In 1947, when John Kundla was making about $2,500 a year as the head basketball coach at the College of St. Thomas, I was a representative of the newly formed Minneapolis Lakers, and offered him a contract for double that amount. Despite that offer of $5,000, then upped to $6,000, Kundla kept rejecting it.

Kundla, who died Sunday at 101 years old, was living in a modest apartment in northeast Minneapolis, across the street from where he and the outstanding Schiller basketball team played high school ball. His wife, Marie, finally told me, "Will you get out of here, and stay out of here! John is not interested in taking your job."

The turning point that led him to accept the job to coach in the 1947-48 season was when Dave MacMillan, for whom Kundla had played at the University of Minnesota, told him that he should take it.

Kundla was not the first choice — that was Joe Hutton, who had compiled a great record at Hamline. But Hutton turned down the job because he wanted to coach his son.

I'll never forget the Lakers, then in the National Basketball League, going over to Oshkosh, Wis., and winning their first game under Kundla.

That first team won the NBL Championship, and midway through the season they added George Mikan, who ended up with the Lakers after his team, the Chicago American Gears, folded.

"How lucky can you get?" Kundla told Sports Illustrated in 1997. "We already had a great team, and then we got George, the best basketball player in the first half of the 20th century."

Kundla, who went into the Naismith Memorial Basketball Hall of Fame in 1995, revolutionized the professional game. With the drafting of Vern Mikkelsen out of Hamline, he played three big men in the starting lineup for the first time. He had Mikkelsen at the forward spot, with Mikan at center, and Jim Pollard at the other forward.

It took a while for Mikkelsen to acquaint himself with that position, but eventually he became a great one.

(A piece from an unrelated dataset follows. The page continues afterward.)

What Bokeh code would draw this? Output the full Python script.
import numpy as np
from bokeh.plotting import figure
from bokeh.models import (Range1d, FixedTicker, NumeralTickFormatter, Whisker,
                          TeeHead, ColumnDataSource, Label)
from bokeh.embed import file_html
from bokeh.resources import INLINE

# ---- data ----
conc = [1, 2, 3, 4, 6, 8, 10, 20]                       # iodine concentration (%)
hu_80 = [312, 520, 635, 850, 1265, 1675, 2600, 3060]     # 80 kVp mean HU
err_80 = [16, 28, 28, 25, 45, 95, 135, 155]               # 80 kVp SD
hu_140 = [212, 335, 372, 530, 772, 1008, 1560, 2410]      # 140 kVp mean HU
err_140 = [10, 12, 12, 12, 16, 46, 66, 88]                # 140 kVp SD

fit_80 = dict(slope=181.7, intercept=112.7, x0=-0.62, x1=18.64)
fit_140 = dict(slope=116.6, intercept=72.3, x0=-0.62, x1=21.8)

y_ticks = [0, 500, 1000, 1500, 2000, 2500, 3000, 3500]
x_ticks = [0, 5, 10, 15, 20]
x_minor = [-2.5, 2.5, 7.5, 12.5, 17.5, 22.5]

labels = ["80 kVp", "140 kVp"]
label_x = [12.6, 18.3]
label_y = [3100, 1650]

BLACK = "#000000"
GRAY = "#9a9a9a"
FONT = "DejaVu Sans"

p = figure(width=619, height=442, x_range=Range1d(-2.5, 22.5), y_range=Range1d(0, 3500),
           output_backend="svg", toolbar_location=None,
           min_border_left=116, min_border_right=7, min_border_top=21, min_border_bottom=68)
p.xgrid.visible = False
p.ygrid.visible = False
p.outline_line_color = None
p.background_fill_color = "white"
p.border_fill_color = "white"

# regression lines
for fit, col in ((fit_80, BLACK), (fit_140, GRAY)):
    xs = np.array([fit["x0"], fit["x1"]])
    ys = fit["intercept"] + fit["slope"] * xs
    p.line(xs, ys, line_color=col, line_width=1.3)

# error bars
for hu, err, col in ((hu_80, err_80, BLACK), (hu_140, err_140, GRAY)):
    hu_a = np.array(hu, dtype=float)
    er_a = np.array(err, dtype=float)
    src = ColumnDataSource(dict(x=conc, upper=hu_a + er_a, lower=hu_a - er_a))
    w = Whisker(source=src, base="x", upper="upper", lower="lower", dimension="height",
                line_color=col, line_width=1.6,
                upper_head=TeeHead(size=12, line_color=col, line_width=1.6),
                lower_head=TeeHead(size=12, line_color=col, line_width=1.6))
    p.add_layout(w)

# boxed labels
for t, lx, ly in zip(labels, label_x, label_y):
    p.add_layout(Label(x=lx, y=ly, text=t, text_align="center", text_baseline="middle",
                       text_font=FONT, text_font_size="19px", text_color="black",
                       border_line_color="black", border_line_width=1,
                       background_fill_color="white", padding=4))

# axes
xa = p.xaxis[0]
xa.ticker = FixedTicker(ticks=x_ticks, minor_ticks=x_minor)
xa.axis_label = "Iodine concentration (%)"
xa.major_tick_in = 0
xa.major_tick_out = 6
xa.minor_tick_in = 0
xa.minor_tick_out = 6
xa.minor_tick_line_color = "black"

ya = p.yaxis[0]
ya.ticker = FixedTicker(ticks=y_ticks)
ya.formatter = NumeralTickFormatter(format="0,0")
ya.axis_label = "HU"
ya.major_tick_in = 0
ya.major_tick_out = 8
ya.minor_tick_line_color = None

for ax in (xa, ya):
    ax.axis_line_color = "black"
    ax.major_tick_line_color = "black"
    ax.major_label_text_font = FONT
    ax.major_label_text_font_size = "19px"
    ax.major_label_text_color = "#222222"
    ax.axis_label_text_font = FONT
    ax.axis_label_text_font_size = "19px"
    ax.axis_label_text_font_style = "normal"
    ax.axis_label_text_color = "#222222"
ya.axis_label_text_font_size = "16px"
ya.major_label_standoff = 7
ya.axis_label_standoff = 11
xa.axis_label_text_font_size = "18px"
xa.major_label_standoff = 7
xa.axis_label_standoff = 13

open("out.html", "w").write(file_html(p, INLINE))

Kundla was the head coach of the first four NBA All-Star Games and his five championships remain tied for third place all-time in NBA history with Gregg Popovich and Pat Riley, trailing only Red Auerbach and Phil Jackson. And Kundla has a claim to six titles, having won that NBL title, but the NBA doesn't give him credit for that. He is also the only coach to win a title in his first two NBA seasons.

Great relationship

We had a great relationship. Kundla allowed me to put together the personnel on his roster, which included buying the contracts of ex-Gophers Tony Jaros and Don Carlson from the Chicago Stags for $15,000, an unheard of amount at the time.

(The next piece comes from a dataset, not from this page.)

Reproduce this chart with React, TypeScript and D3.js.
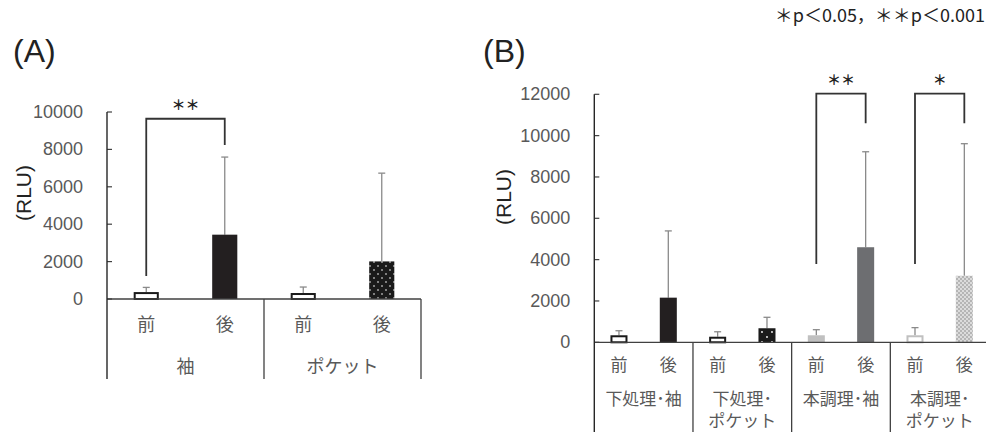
import React from "react";
import * as d3 from "d3";

// ---- Data ----
const timeLabels = ["前", "後"];
const groupsA = ["袖", "ポケット"];
const meansA = [370, 3440, 320, 2010];
const sdA = [250, 4150, 320, 4720];
const yTicksA = [0, 2000, 4000, 6000, 8000, 10000];

const groupsB = [["下処理･袖"], ["下処理･", "ポケット"], ["本調理･袖"], ["本調理･", "ポケット"]];
const meansB = [340, 2160, 270, 680, 340, 4600, 340, 3220];
const sdB = [220, 3230, 240, 530, 270, 4620, 370, 6390];
const yTicksB = [0, 2000, 4000, 6000, 8000, 10000, 12000];

// significance brackets: [barIndexLeft, barIndexRight, label, topValue, leftBottomValue, rightBottomValue]
const sigA = [[0, 1, "＊＊", 9640, 1230, 8240]];
const sigB = [
  [4, 5, "＊＊", 12030, 3790, 10600],
  [6, 7, "＊", 12030, 3790, 10600],
];
const noteText = "＊p＜0.05，＊＊p＜0.001";

// styles per bar
const styleA = ["outline", "solid", "outline", "dotsA"];
const styleB = ["outline", "solid", "outline", "dotsB", "light", "dark", "outlineLight", "grayPat"];

const TXT = "#595959";
const CJK = "'Noto Sans CJK JP', sans-serif";
const LAT = "'Liberation Sans', Arial, sans-serif";

function Bar({ x, w, y0, y1, kind }: any) {
  const h = y0 - y1;
  if (kind === "outline" || kind === "outlineLight") {
    const c = kind === "outline" ? "#1a1a1a" : "#c0c0c0";
    return <rect x={x + 1} y={y1 + 1} width={w - 2} height={Math.max(h - 1, 0)} fill="#fff" stroke={c} strokeWidth={2} />;
  }
  const fills: any = {
    solid: "#231f20",
    light: "#c0c0c0",
    dark: "#6d6e71",
    dotsA: "url(#dotsA)",
    dotsB: "url(#dotsB)",
    grayPat: "url(#grayPat)",
  };
  return <rect x={x} y={y1} width={w} height={h} fill={fills[kind]} />;
}

function Panel({ means, sds, styles, groups, yTicks, yMax, x0, x1, yBase, yTop, sig, fontCat, catY, grpY, grpLine, axisTop, axisBottom, labelX, labelY }: any) {
  const n = means.length;
  const step = (x1 - x0) / n;
  const x = d3
    .scaleBand<number>()
    .domain(d3.range(n))
    .range([x0, x1])
    .paddingInner(styles.length === 4 ? 0.68 : 0.655)
    .paddingOuter(styles.length === 4 ? 0.34 : 0.3275);
  const y = d3.scaleLinear().domain([0, yMax]).range([yBase, yTop]);
  const bw = x.bandwidth();
  const cx = (i: number) => (x(i) as number) + bw / 2;
  const groupW = step * 2;
  return (
    <g>
      {yTicks.map((t: number) => (
        <g key={t}>
          <line x1={x0} x2={x0 + 5} y1={y(t)} y2={y(t)} stroke="#404040" strokeWidth={1.2} />
          <text x={x0 - 24} y={y(t) + 6} textAnchor="end" fontFamily={LAT} fontSize={18} fill={TXT}>
            {t}
          </text>
        </g>
      ))}
      {means.map((m: number, i: number) => (
        <g key={i}>
          <line x1={cx(i)} x2={cx(i)} y1={y(m)} y2={y(m + sds[i])} stroke="#8a8a8a" strokeWidth={1.3} />
          <line x1={cx(i) - 3.5} x2={cx(i) + 3.5} y1={y(m + sds[i])} y2={y(m + sds[i])} stroke="#8a8a8a" strokeWidth={1.3} />
          <Bar x={x(i)} w={bw} y0={y(0)} y1={y(m)} kind={styles[i]} />
        </g>
      ))}
      <line x1={x0} x2={x1} y1={yBase} y2={yBase} stroke="#404040" strokeWidth={1.3} />
      <line x1={x0} x2={x0} y1={axisTop} y2={axisBottom} stroke="#262626" strokeWidth={1.4} />
      {groups.map((g: any, gi: number) => (
        <line key={gi} x1={x0 + groupW * (gi + 1)} x2={x0 + groupW * (gi + 1)} y1={yBase} y2={axisBottom} stroke="#404040" strokeWidth={1.3} />
      ))}
      {means.map((m: number, i: number) => (
        <text key={i} x={cx(i)} y={catY} textAnchor="middle" fontFamily={CJK} fontSize={fontCat} fill={TXT}>
          {timeLabels[i % 2]}
        </text>
      ))}
      {groups.map((g: any, gi: number) => {
        const lines = Array.isArray(g) ? g : [g];
        return lines.map((ln: string, li: number) => (
          <text key={gi + "-" + li} x={x0 + groupW * (gi + 0.5)} y={grpY + li * grpLine} textAnchor="middle" fontFamily={CJK} fontSize={fontCat} fill={TXT}>
            {ln}
          </text>
        ));
      })}
      {sig.map((s: any, si: number) => {
        const [a, b, lab, top, lb, rb] = s;
        return (
          <g key={si}>
            <path d={`M${cx(a)},${y(lb)}V${y(top)}H${cx(b)}V${y(rb)}`} fill="none" stroke="#333" strokeWidth={1.8} />
            <text x={(cx(a) + cx(b)) / 2} y={y(top) - 9} textAnchor="middle" fontFamily={CJK} fontWeight="bold" fontSize={14} fill="#222">
              {lab}
            </text>
          </g>
        );
      })}
      <text transform={`translate(${labelX},${labelY}) rotate(-90)`} textAnchor="middle" fontFamily={LAT} fontSize={21} fill="#222">
        (RLU)
      </text>
    </g>
  );
}

export default function App() {
  return (
    <svg width={986} height={432} style={{ position: "absolute", left: 0, top: 0, background: "#fff" }}>
      <defs>
        <pattern id="dotsA" width={8} height={8} patternUnits="userSpaceOnUse">
          <rect width={8} height={8} fill="#1a1a1a" />
          <circle cx={2} cy={2} r={0.8} fill="#fff" />
          <circle cx={6} cy={6} r={0.8} fill="#fff" />
        </pattern>
        <pattern id="dotsB" width={10} height={10} patternUnits="userSpaceOnUse">
          <rect width={10} height={10} fill="#1a1a1a" />
          <circle cx={2} cy={2} r={0.9} fill="#fff" />
          <circle cx={7} cy={7} r={0.9} fill="#fff" />
        </pattern>
        <pattern id="grayPat" width={4} height={4} patternUnits="userSpaceOnUse">
          <rect width={4} height={4} fill="#b5b5b5" />
          <circle cx={1} cy={1} r={0.9} fill="#eee" />
          <circle cx={3} cy={3} r={0.9} fill="#eee" />
        </pattern>
      </defs>
      <rect width={986} height={432} fill="#fff" />
      <text x={13} y={62} fontFamily={LAT} fontSize={32} fill="#222">(A)</text>
      <text x={483} y={62} fontFamily={LAT} fontSize={32} fill="#222">(B)</text>
      <text x={985} y={22} textAnchor="end" fontFamily={CJK} fontSize={18} fill="#222">{noteText}</text>
      <Panel
        means={meansA}
        sds={sdA}
        styles={styleA}
        groups={groupsA}
        yTicks={yTicksA}
        yMax={10000}
        x0={107}
        x1={421}
        yBase={299}
        yTop={112}
        sig={sigA}
        fontCat={18}
        catY={331}
        grpY={373}
        grpLine={0}
        axisTop={112}
        axisBottom={379}
        labelX={31}
        labelY={193}
      />
      <Panel
        means={meansB}
        sds={sdB}
        styles={styleB}
        groups={groupsB}
        yTicks={yTicksB}
        yMax={12000}
        x0={594.3}
        x1={989}
        yBase={342.3}
        yTop={94.3}
        sig={sigB}
        fontCat={17}
        catY={371}
        grpY={405}
        grpLine={22}
        axisTop={94.3}
        axisBottom={432}
        labelX={511}
        labelY={197}
      />
    </svg>
  );
}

He led six players to Hall of Fame careers: Elgin Baylor, Clyde Lovellette, Slater Martin, Mikan, Mikkelsen and Pollard.

One thing people also need to remember is that Kundla broke a color line at the University of Minnesota when he became the Gophers head coach in 1963. Archie Clark, Lou Hudson and Don Yates were the first three black players to receive basketball scholarships for the Gophers.

Still, Kundla always was troubled that, while he was living a great life, he kept hearing about one former Laker after another passing away. The one that really hit him was Mikkelsen, who died in 2013.

One thing I will never forget is receiving the following note from Kundla, which remains pasted on my office wall:

"Sid, I came across one of many copies of the Lakers championships [photos] with Ben Berger and Max Winter. I wished you could have been in that picture. It would have been nice to have had another picture with Vern Mikkelsen, Pep Saul, Bobby Harrison, Swede Carlson and Tony Jaros.

"You put the team together Sid, and if it was not for you coming to our apartment to meet Marie and myself, I would have not been inducted into the Basketball Hall of Fame, one of the biggest honors of my life.

"Again thank you for putting it all together.

"Sincerely, John Kundla."

No one probably had more to do with making the NBA what it is today than John Kundla and the Lakers, who put the league on the map.